--- start INPUT ROWS ---
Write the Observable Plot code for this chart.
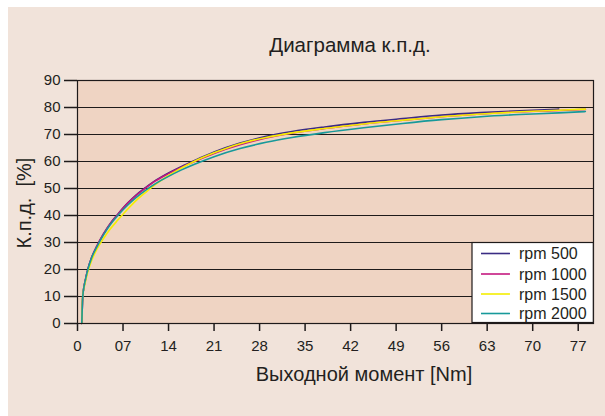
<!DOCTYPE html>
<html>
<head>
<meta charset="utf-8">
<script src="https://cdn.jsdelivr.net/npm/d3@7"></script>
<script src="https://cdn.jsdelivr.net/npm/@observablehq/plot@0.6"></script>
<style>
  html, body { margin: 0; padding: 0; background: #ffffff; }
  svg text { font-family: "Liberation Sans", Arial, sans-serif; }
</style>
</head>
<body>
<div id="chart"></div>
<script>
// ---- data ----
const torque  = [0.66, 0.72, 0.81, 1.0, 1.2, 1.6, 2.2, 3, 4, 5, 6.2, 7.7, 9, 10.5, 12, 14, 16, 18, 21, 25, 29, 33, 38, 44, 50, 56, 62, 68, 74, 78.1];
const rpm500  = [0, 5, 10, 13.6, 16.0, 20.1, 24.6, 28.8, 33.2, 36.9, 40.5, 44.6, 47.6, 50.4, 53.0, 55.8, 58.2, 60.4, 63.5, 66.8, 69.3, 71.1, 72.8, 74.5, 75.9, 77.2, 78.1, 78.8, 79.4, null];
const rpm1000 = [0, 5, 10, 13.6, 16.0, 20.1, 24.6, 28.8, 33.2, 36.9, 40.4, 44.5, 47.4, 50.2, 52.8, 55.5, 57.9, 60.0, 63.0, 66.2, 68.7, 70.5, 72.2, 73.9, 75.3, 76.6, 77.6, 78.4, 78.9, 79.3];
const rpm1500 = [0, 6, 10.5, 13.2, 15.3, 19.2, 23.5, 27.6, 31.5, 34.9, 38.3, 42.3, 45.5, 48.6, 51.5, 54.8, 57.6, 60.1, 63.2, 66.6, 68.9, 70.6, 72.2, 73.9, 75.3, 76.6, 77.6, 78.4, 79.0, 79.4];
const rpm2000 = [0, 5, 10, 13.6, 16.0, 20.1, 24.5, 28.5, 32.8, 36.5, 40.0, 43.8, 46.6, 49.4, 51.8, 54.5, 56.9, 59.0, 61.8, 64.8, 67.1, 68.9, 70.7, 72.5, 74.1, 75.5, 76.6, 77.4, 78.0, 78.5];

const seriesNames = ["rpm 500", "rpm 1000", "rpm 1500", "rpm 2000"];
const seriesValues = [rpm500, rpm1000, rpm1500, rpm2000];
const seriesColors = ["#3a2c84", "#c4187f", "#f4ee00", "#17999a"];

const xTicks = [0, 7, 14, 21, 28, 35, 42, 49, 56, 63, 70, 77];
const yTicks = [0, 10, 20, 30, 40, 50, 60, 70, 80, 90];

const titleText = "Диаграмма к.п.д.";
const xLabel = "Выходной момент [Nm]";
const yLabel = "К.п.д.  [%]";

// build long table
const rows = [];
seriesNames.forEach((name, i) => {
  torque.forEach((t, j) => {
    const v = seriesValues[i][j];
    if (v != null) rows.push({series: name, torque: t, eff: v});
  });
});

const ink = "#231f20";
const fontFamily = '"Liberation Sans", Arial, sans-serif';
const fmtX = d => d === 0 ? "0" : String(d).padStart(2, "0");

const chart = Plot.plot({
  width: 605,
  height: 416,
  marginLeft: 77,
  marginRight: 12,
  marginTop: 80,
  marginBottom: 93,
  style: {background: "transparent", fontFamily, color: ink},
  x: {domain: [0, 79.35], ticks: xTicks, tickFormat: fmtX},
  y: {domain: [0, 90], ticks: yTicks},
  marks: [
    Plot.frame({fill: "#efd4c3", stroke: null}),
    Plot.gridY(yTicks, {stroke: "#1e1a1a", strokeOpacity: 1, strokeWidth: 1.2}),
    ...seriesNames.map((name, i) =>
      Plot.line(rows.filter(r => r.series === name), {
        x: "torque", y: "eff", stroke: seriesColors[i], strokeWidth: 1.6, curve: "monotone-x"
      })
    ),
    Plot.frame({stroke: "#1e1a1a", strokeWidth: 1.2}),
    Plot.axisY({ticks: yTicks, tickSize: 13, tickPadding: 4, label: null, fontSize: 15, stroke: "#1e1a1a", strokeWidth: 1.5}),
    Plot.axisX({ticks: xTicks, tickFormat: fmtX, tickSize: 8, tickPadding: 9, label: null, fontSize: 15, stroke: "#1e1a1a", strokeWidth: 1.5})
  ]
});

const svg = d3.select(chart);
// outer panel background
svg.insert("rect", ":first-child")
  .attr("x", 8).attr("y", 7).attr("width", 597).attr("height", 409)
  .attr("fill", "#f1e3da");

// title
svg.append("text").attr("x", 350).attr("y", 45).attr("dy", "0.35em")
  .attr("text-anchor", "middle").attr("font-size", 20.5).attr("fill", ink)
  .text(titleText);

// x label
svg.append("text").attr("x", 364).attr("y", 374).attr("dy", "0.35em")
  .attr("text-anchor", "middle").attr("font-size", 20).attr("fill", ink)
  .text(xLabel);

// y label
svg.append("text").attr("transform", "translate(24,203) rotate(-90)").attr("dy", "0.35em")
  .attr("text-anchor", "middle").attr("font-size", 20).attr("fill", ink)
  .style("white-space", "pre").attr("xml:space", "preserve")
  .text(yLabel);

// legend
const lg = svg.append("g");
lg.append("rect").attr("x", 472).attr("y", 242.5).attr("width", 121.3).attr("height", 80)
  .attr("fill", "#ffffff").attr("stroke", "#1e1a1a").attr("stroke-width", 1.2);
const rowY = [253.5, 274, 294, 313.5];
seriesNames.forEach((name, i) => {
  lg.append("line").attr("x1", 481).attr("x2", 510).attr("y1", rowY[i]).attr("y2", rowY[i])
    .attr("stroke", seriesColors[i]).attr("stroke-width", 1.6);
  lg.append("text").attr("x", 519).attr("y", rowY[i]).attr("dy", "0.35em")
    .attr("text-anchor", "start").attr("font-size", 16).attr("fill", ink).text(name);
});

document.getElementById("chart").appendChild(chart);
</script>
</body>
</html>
--- end INPUT ROWS ---
--- start INPUT ROWS ---
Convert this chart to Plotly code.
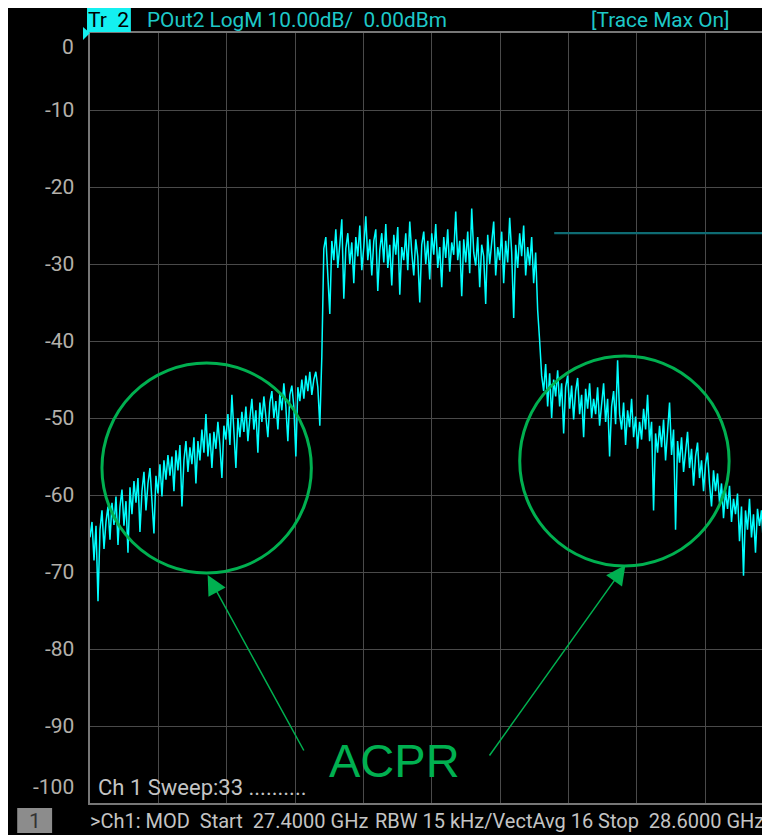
--- end INPUT ROWS ---
- GIVEN PROBLEM: Your task is to pick out every line with the string "code" and copy it.

- WRITTEN ANSWER:
Write the Observable Plot code for this chart.
Convert this chart to Plotly code.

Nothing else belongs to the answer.